2020 한국인공지능학회 동계강좌 정리 - 1. 고려대 주재걸 교수님, Human in the loop

2020 인공지능학회 동계강좌를 신청하여 2020.1.8 ~ 1.10 3일 동안 다녀왔다. 총 9분의 연사가 나오셨는데, 프로그램 일정은 다음과 같다.

전체를 묶어서 하나의 포스트로 작성하려고 했는데, 주제마다 내용이 꽤 될거 같아, 한 강좌씩 시리즈로 묶어서 작성하게 되었다. 첫 번째 포스트에서는 고려대학교 주재걸 교수님의 “Human in the loop” 강연 내용을 다룬다.

Recognition(인지) vs Generation (생성)
1. Recognition : compresses a large number of input values into a small number of output values.
2. Generation : expands a small number of input values into a large number of output values.
3. Translation : transforms a large number of input information into another large number of output values.

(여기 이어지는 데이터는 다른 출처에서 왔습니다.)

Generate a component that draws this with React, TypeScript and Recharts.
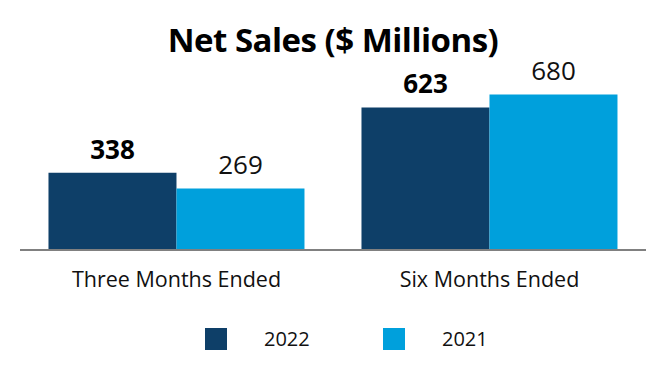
import { BarChart, Bar, XAxis, YAxis, LabelList, Legend } from "recharts";

const categories = ["Three Months Ended", "Six Months Ended"];
const sales2022 = [338, 623];
const sales2021 = [269, 680];
const seriesNames = ["2022", "2021"];

const data = categories.map((name, i) => ({
  name,
  y2022: sales2022[i],
  y2021: sales2021[i],
}));

const DARK = "#0e3f68";
const LIGHT = "#00a0dc";
const FONT = "'Open Sans', sans-serif";

function LegendContent() {
  const items = [
    { label: seriesNames[0], color: DARK, x: 205 },
    { label: seriesNames[1], color: LIGHT, x: 383 },
  ];
  return (
    <div style={{ position: "relative", height: 50, width: 666 }}>
      {items.map((it) => (
        <div key={it.label}>
          <div
            style={{
              position: "absolute",
              left: it.x,
              top: 28,
              width: 22,
              height: 22,
              background: it.color,
            }}
          />
          <div
            style={{
              position: "absolute",
              left: it.x + 59,
              top: 25,
              fontFamily: FONT,
              fontSize: 20,
              lineHeight: "28px",
              color: "#111",
            }}
          >
            {it.label}
          </div>
        </div>
      ))}
    </div>
  );
}

export default function App() {
  return (
    <div style={{ position: "absolute", left: 0, top: 0, width: 666, height: 380, background: "#fff" }}>
      <div
        style={{
          position: "absolute",
          top: 20,
          left: 0,
          width: 666,
          textAlign: "center",
          fontFamily: FONT,
          fontWeight: 700,
          fontSize: 33,
          letterSpacing: -0.5,
          color: "#000",
          lineHeight: "40px",
        }}
      >
        Net Sales ($ Millions)
      </div>
      <BarChart
        width={666}
        height={380}
        data={data}
        margin={{ top: 67, right: 20, left: 20, bottom: 30 }}
        barCategoryGap="9.1%"
        barGap={0}
      >
        <XAxis
          dataKey="name"
          height={50}
          axisLine={{ stroke: "#808080", strokeWidth: 2 }}
          tickLine={false}
          tickMargin={16}
          tick={{ fill: "#111", fontSize: 21.5, fontFamily: FONT }}
        />
        <YAxis hide domain={[0, 800]} />
        <Legend
          verticalAlign="bottom"
          wrapperStyle={{ left: 0 }}
          content={() => <LegendContent />}
        />
        <Bar dataKey="y2022" name={seriesNames[0]} fill={DARK} isAnimationActive={false}>
          <LabelList
            dataKey="y2022"
            position="top"
            offset={14}
            fill="#000"
            fontSize={26}
            fontWeight={700}
            fontFamily={FONT}
          />
        </Bar>
        <Bar dataKey="y2021" name={seriesNames[1]} fill={LIGHT} isAnimationActive={false}>
          <LabelList
            dataKey="y2021"
            position="top"
            offset={14}
            fill="#111"
            fontSize={26}
            fontFamily={FONT}
          />
        </Bar>
      </BarChart>
    </div>
  );
}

4. Conditional Generation : An additional input is given, which steers the generation processes in a user-driven manner.
Applications of Generative Models
1. Realistic samples for artwork, super-resolution, colorization, In-Painting, etc
GANs
1. Terminology
  1. Generative : It is a model for generation
  2. Adversarial : Improves the generation quality via adversarial training
  3. Networks : The model is formed as neural networks.

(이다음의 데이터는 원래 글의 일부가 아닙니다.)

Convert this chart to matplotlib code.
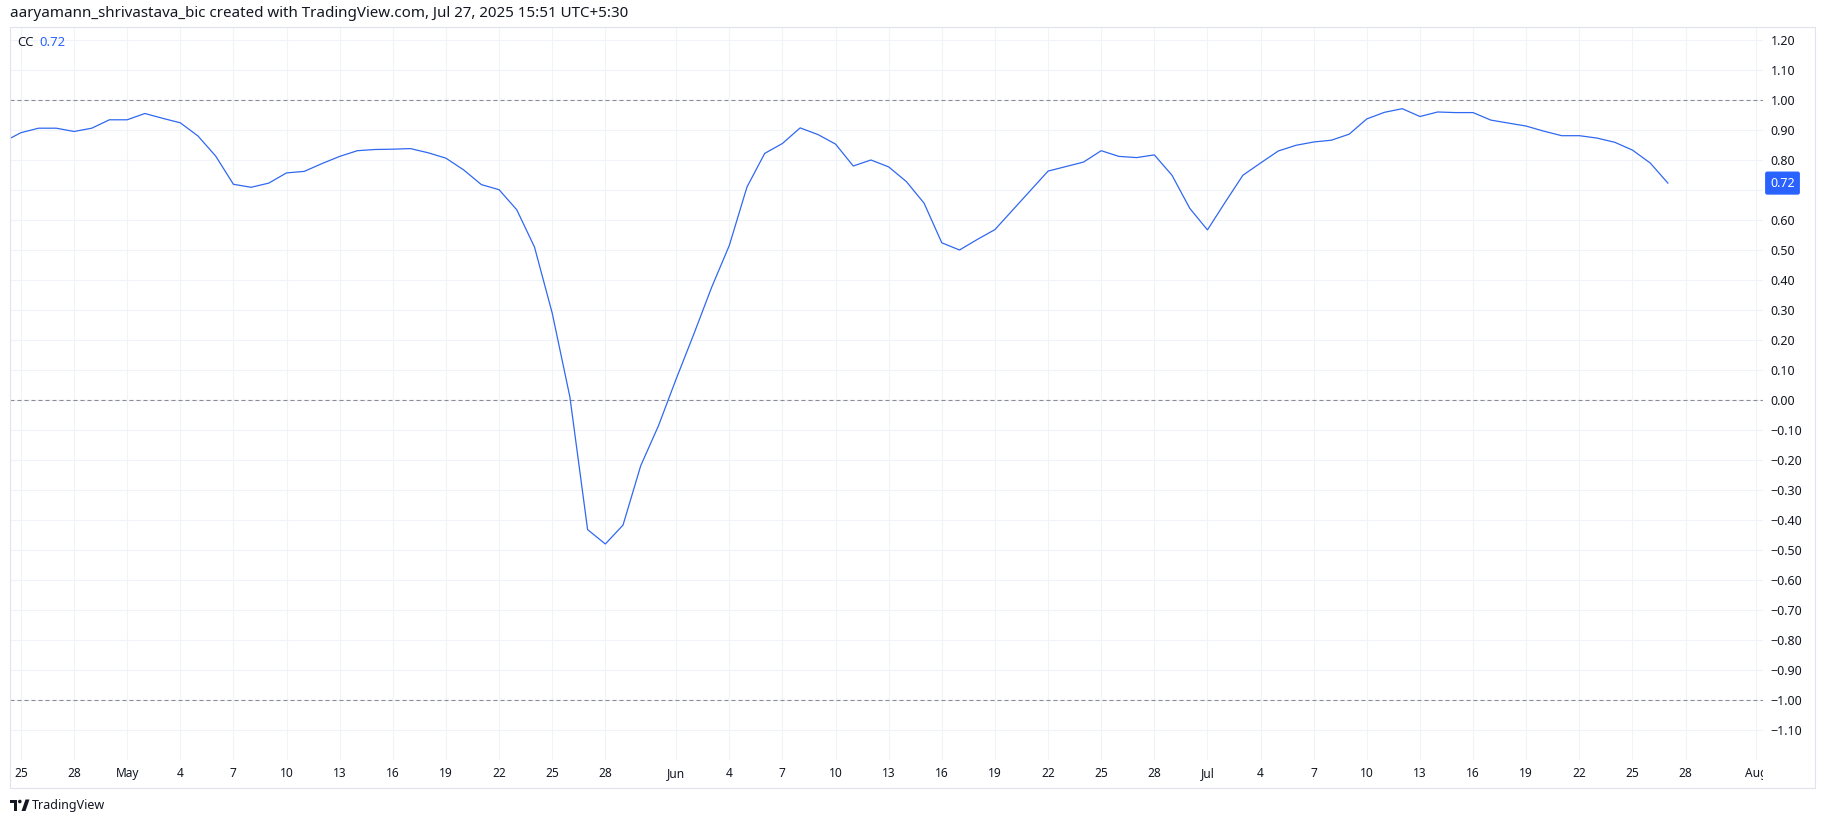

2. Current Status of GAN :
  1. PGGAN : Karras et al. Progressive Growing of GANs for Improved Quality, Stability, and Variation, ICLR’18
  2. StyleGAN : Karras et al. A Style-Based Generator Architecture for Generative Adversarial Networks, CVPR’ 19
3. Several type of GANs
  1. DCGAN : No pooling layer (Instead strided convolution), Use batch normalization, Adam optimizer (lr=0.0002, beta1=0.5, beta2=0.999)

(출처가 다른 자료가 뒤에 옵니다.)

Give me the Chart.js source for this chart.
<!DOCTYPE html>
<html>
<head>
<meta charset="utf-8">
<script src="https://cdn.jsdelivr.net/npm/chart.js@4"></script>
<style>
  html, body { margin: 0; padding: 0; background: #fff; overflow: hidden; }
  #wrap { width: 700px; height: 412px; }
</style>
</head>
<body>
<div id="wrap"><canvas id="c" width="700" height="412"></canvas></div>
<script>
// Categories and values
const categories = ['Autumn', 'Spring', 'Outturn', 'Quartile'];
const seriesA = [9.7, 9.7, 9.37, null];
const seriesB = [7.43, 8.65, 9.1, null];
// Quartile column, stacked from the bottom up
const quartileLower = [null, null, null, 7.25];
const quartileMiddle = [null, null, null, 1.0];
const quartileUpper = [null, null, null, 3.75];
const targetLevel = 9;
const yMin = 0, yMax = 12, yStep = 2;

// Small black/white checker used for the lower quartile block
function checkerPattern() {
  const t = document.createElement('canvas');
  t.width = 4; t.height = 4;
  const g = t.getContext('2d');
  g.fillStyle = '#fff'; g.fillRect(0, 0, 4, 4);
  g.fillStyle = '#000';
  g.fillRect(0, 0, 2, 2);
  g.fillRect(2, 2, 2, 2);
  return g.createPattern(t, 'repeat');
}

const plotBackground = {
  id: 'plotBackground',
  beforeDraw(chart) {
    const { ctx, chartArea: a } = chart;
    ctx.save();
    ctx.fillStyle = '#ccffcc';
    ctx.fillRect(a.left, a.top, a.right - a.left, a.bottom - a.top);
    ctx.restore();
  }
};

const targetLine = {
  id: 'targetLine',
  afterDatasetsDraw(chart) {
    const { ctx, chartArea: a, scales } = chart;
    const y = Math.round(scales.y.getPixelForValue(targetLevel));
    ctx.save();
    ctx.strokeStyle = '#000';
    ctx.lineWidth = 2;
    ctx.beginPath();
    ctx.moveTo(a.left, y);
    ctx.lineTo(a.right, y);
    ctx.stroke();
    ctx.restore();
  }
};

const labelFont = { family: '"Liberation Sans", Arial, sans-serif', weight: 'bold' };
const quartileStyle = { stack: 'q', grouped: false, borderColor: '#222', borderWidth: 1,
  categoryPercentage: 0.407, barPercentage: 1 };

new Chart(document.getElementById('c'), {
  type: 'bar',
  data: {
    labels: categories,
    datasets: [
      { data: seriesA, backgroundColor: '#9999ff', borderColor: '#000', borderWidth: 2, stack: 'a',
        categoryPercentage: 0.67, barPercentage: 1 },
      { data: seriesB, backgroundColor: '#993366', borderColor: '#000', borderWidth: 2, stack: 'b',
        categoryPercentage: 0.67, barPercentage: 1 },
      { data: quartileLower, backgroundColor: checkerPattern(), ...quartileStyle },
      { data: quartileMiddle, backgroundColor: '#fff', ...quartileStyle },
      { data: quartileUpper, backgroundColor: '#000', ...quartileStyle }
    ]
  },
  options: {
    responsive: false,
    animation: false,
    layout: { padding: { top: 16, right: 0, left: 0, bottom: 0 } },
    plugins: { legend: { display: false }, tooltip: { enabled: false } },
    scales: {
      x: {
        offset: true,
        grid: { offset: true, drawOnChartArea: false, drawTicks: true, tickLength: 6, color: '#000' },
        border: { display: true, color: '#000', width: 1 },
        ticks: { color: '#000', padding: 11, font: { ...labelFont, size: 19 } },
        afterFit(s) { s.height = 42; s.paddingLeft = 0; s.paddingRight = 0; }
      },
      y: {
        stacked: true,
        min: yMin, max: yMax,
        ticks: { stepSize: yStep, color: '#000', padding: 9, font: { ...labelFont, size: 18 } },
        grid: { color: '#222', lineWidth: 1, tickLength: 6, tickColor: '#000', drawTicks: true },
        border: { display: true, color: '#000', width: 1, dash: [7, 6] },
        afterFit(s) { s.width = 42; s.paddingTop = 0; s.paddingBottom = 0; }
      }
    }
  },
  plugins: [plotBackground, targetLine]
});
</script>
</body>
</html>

  2. pix2pix : Paired Image-to-Image Translation
  3. CycleGAN : Unpaired Image-to-Image Translation
  4. CGAN (Conditional GAN) : Mirza & Osindero, Conditional Generative Adversarial Nets, 2014
  5. ACGAN (Auxiliary Classifier) : Odena et al, Conditional Image Synthesis With Auxiliary Classifier GANs, 2016
    - Improves the training of GANs using class labels
  6. STARGAN : Choi et al, StarGAN: Unified Generative Adversarial Networks for Multi-Domain Image-to-Image Translation, CVPR 2018
    - Multi-Domain Image-to-Image translation
Motivations for Human-in-the-Loop Approach
1. User intent are often too complex to describe as a simple categorical variable.
  - Flexible, sophisticated forms of user inputs are necessary
2. Some among them may not be satisfactory to users nor aligned with user intent.
  - Users should be able to partially edit the output in an interactive manner
User Inputs in Generative Models
1. Global (male of female) vs. Local (strokes and scribbles)
2. Reference-based vs. non-reference-based
3. Strokes and scribbles
  1. Positive vs. Negative clicks (segmentation)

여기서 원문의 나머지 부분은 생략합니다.